Brent Scowcroft, former National Security Advisor: “If you’re asked to serve [in the Trump administration], please do. This man needs help.” (Via tweet by Strobe Talbott.)
How do you stop violent extremism? Strengthen resistance to its ideas, boost community-led prevention, create a new White House coordinator, and invest $1 billion in various efforts — and that’s just half of the eight-part strategy developed over the past 10 months by a bipartisan group rounded up by the Center for Strategic and International Studies. Its 23 members, including Leon Panetta and Tony Blair, talked to more than 100 practitioners in developing the report, which you can read (available in summary, slightly longer, and full forms), here.
Serious question: “Who is benefiting more from the cyberisation of intelligence, the spooks or their foes?” asks The Economist in this special report on the impact and potential dangers of cyber nowadays.
By the way, the U.S. military’s fingerprints are all over the Saudi-led war in Yemen—the munitions dropped, anyway, The New York Times’ Ben Hubbard and C.J. Chivers reported.
Finally today: Surprised by the Boss. Some American veterans passed a dude by the side of the road in Jersey with a broken-down motorcycle this past Veterans Day.

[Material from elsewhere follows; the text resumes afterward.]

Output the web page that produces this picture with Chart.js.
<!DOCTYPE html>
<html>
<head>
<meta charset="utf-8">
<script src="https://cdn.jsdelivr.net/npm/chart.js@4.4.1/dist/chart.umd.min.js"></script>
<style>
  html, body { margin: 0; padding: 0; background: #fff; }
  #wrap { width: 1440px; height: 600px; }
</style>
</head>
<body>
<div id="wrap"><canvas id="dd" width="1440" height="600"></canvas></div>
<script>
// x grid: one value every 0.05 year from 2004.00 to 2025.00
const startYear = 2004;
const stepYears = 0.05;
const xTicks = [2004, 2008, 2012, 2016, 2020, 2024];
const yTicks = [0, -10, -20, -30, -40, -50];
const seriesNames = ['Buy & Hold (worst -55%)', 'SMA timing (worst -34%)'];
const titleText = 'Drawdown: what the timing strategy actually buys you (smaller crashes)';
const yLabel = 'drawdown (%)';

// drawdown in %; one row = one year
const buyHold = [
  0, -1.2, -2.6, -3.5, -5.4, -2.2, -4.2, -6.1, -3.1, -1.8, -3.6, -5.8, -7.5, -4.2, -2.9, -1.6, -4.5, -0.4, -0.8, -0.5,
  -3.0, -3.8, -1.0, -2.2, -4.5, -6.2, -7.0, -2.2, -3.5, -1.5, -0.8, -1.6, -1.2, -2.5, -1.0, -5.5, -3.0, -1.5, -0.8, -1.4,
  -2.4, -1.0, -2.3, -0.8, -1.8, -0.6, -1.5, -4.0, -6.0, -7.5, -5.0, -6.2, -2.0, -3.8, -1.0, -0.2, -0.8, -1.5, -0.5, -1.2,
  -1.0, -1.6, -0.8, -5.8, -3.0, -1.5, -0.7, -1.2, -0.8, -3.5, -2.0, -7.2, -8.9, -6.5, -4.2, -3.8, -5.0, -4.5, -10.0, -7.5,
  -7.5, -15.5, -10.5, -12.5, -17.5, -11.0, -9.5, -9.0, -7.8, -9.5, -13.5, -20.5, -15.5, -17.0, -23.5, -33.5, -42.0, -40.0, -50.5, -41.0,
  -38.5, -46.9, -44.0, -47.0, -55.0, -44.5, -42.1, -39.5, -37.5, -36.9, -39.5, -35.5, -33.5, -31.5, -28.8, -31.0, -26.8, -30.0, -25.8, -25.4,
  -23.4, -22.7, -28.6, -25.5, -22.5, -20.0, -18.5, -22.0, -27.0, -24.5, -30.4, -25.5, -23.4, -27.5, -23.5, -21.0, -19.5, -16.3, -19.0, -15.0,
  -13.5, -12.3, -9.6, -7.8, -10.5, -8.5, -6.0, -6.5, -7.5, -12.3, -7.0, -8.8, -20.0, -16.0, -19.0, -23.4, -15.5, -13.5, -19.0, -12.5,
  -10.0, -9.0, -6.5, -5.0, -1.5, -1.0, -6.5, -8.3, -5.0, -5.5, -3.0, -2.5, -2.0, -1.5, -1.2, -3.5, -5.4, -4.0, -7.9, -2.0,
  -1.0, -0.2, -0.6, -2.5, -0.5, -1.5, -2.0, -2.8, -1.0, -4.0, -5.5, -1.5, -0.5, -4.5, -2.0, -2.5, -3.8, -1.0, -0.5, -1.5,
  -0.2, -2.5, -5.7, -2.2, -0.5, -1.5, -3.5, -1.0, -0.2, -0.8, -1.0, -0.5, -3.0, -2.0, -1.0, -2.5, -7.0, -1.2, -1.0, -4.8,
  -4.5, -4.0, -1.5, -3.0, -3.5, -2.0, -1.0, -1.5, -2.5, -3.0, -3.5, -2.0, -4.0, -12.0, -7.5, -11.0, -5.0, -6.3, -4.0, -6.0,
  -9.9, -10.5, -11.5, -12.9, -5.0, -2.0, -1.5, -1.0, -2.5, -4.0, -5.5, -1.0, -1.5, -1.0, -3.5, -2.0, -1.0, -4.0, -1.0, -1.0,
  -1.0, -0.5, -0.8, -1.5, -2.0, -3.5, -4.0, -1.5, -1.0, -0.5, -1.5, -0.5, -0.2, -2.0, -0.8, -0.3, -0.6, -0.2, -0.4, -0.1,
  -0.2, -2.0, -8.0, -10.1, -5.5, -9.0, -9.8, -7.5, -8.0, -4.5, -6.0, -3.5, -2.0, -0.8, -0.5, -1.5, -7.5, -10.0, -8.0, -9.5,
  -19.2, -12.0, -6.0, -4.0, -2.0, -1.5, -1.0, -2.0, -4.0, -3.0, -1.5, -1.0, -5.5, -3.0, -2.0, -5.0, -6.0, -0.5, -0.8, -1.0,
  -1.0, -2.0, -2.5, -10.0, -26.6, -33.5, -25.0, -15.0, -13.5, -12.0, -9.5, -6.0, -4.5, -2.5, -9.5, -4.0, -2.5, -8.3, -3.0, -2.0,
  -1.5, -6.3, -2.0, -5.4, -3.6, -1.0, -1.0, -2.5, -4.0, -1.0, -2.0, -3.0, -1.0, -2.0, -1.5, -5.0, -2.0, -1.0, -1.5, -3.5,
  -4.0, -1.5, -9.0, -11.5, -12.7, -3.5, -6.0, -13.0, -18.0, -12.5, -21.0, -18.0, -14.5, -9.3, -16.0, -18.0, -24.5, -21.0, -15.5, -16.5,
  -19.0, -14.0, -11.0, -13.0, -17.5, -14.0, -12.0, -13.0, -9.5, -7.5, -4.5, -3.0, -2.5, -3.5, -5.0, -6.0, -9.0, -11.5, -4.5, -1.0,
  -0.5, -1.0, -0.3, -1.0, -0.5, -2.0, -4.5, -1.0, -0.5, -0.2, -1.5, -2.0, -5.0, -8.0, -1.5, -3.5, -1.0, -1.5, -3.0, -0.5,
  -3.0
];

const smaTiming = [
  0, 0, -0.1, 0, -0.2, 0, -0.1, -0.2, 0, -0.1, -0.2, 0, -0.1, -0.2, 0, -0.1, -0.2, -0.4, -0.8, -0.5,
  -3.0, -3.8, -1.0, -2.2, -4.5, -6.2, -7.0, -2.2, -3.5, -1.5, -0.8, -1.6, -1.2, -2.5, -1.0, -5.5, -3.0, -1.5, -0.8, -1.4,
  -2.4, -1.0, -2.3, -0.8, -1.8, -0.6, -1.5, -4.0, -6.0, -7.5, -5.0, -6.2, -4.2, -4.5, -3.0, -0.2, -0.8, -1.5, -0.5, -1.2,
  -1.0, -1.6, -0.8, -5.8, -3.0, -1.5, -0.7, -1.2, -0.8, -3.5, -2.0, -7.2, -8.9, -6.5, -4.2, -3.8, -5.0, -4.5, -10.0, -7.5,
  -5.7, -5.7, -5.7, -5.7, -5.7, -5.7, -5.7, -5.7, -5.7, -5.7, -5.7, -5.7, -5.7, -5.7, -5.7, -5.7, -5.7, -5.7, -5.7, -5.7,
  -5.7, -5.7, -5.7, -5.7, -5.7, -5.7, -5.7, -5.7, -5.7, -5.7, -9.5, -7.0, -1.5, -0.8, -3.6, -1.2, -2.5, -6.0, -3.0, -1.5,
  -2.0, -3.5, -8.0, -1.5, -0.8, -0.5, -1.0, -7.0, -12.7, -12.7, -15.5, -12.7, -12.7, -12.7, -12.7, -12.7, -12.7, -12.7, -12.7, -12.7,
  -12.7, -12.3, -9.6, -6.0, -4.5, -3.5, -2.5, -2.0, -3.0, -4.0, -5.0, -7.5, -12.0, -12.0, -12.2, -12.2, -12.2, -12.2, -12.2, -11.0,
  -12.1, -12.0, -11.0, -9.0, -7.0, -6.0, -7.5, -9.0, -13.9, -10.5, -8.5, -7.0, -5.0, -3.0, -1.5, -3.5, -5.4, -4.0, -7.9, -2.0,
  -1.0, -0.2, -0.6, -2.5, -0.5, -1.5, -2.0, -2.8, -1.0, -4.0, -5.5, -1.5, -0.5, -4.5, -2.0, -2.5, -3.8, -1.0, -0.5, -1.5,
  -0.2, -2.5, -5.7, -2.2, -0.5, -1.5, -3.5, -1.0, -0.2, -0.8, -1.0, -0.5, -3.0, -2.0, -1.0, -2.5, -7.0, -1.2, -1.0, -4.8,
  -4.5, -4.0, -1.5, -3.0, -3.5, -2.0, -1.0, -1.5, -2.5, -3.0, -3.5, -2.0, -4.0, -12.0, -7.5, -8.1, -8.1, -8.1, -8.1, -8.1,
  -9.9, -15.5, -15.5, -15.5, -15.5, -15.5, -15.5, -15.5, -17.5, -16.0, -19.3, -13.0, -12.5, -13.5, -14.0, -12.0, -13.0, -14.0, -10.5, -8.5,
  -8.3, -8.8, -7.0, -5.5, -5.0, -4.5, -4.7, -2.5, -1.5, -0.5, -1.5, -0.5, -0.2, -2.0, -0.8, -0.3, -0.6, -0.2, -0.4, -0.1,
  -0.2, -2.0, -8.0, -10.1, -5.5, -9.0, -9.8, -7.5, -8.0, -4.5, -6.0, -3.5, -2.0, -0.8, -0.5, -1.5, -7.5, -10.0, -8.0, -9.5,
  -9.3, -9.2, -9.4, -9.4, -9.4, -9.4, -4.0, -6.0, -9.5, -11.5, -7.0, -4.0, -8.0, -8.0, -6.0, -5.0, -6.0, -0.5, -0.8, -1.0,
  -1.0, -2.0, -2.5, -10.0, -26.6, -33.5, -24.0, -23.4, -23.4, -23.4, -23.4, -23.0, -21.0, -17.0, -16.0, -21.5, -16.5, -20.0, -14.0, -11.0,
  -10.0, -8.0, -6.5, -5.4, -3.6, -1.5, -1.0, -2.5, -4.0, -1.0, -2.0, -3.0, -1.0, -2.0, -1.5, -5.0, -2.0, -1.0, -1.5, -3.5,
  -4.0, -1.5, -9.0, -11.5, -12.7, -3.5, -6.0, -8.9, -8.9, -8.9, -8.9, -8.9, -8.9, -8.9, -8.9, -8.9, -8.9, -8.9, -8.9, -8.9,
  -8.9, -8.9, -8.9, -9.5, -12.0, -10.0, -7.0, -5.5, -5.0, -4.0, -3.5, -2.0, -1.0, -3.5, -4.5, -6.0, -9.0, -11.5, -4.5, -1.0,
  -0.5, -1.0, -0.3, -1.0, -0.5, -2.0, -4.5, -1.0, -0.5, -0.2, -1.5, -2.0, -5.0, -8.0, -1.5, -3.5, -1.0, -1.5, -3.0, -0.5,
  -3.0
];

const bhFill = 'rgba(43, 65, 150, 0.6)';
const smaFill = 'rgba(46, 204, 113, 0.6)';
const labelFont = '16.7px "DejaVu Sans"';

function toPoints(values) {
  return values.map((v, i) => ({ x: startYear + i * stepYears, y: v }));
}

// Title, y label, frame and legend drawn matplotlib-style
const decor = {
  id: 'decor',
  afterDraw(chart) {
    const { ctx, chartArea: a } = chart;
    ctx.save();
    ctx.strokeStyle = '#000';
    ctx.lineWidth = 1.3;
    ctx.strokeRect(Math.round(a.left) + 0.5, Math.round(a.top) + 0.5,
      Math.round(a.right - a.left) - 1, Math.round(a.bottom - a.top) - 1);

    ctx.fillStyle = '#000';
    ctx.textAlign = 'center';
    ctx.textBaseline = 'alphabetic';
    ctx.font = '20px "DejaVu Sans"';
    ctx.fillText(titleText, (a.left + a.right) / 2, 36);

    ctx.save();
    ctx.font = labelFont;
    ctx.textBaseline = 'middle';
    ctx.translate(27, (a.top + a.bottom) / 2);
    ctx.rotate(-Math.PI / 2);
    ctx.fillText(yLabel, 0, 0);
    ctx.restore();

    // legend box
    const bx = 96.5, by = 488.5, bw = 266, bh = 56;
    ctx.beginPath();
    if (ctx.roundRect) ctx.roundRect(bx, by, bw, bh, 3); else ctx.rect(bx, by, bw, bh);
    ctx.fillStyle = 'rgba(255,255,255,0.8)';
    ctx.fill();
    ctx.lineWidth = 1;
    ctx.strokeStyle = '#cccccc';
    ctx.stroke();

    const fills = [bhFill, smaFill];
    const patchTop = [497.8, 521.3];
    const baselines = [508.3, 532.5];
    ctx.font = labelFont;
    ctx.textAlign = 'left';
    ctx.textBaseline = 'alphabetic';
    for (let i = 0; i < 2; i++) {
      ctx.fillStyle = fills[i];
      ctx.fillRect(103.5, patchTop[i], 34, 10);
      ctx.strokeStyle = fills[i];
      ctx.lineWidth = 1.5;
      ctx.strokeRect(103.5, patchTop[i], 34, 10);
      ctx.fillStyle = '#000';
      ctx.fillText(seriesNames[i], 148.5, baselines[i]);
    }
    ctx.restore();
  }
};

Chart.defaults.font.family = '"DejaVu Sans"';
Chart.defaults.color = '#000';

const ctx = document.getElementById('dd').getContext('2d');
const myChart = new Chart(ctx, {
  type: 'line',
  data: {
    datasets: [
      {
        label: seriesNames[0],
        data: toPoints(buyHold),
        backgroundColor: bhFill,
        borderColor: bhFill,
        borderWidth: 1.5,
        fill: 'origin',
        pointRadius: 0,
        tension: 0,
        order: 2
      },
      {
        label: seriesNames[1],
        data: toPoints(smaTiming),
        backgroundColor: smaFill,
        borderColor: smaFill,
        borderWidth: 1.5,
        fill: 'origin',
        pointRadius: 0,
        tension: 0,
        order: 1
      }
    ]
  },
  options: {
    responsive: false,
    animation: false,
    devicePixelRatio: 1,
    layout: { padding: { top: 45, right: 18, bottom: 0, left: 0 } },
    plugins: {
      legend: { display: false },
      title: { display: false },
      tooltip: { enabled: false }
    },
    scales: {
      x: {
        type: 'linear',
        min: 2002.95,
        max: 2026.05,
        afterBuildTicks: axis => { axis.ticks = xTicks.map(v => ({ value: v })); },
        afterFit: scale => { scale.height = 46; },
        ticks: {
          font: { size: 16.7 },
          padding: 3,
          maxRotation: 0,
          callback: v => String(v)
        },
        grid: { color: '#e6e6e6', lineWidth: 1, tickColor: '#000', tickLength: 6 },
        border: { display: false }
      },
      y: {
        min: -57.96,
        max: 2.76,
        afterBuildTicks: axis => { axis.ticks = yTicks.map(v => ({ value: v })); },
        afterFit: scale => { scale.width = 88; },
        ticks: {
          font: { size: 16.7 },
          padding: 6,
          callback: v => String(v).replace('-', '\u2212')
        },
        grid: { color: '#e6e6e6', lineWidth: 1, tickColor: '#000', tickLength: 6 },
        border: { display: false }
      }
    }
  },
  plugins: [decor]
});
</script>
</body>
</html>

Bikers gotta stick together,” Dan Barkalow, who was the first biker to spot the dude near Allaire State Park, told AP. Turns out the drifter was Bruce Springsteen.
“The members of the Freehold American Legion in Monmouth County tried to help Springsteen ― who grew up in Freehold ― get his bike started. When they were unsuccessful, the ‘Born to Run’ singer hopped on the back of one of their bikes and they rode to a nearby bar and grill until his next ride arrived” about 45 minutes later, the Huffington Post reports, noting “Springsteen bought them a round of beers, took pictures and left a $100 tip before leaving.” Story, here. Cheers, gang. And we’ll see you tomorrow!